I’ve come to realize that I respond to a fascinating new idea the way a dog responds when someone says, “SQUIRREL!” In the case of this faux book cover, I was crawling through a stock art collection, looking for an illustration to go with a story, when I ran across this piece of art and was overcome by “Aww, that’s adorable!” I immediately stopped what I was doing and began to think of ways I could make an excuse to use this art. Perhaps I could write a novella to go with it? Or perhaps I could use it as a prompt in a contest? Or maybe, how about if I combine the two ideas and put together a theme anthology chapbook of contest-winning stories inspired by this illo? Or...
Or wait one damn minute. I don’t really have the time to do any of these things. And making the time to do it would mean taking time away from another project that is more central to the Rampant Loon mission. I already have three novels on my desk in various stages of completion, and Eric Dontigney has just turned in the first draft of Rinn’s Run, so I need to get started on reading that.

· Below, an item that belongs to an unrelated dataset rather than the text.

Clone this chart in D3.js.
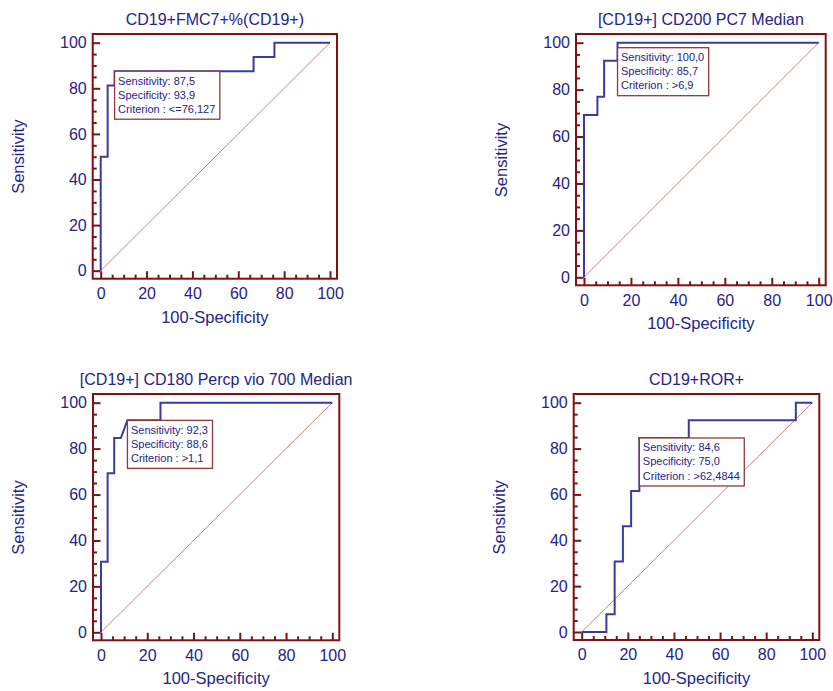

So, no. Cute idea, but get thee behind me, adorable li’l robot and boy.
But then I took one more look at it, and a more subtle meaning became clear to me. This art appeals to me because it reminds me of my Dad.
My Dad ended up being a teacher, but deep down, he was a Wisconsin farm boy who came of age during the Great Depression. As such he embodied the DIY ethic to the point of excess, and it stayed with him all his life. Even in his later years, when cash money was no longer hard to come by, he still lived that way. If you needed something, you either made it yourself, figured out how to make do with what you already had, bought something that was almost good enough but a lot cheaper, or did without. And you never threw out anything that might conceivably be useful again some day, even if it was broken.
When I look at this picture, then, I realize that if I had asked my Dad for, say, a robot when I was a kid, that’s what I would have ended up with. He would have taken me down to the basement, handed me an old coffee can, pointed to a bushel basket filled with rusty plumbing fixtures, pinball machine parts, and random bicycle sprockets, and said, “You’re supposed to be so smart. Build it yourself.”
In some strange Lamarckian way he passed that character flaw trait on to me, and it’s profoundly affected the development of Stupefying Stories and Rampant Loon Press. For the past ten years I have been deeply into learning how to do everything here myself, which effectively means that I deliberately, if unintentionally, made myself the bottleneck on the critical path.
No more. This week’s watchword is “delegate.”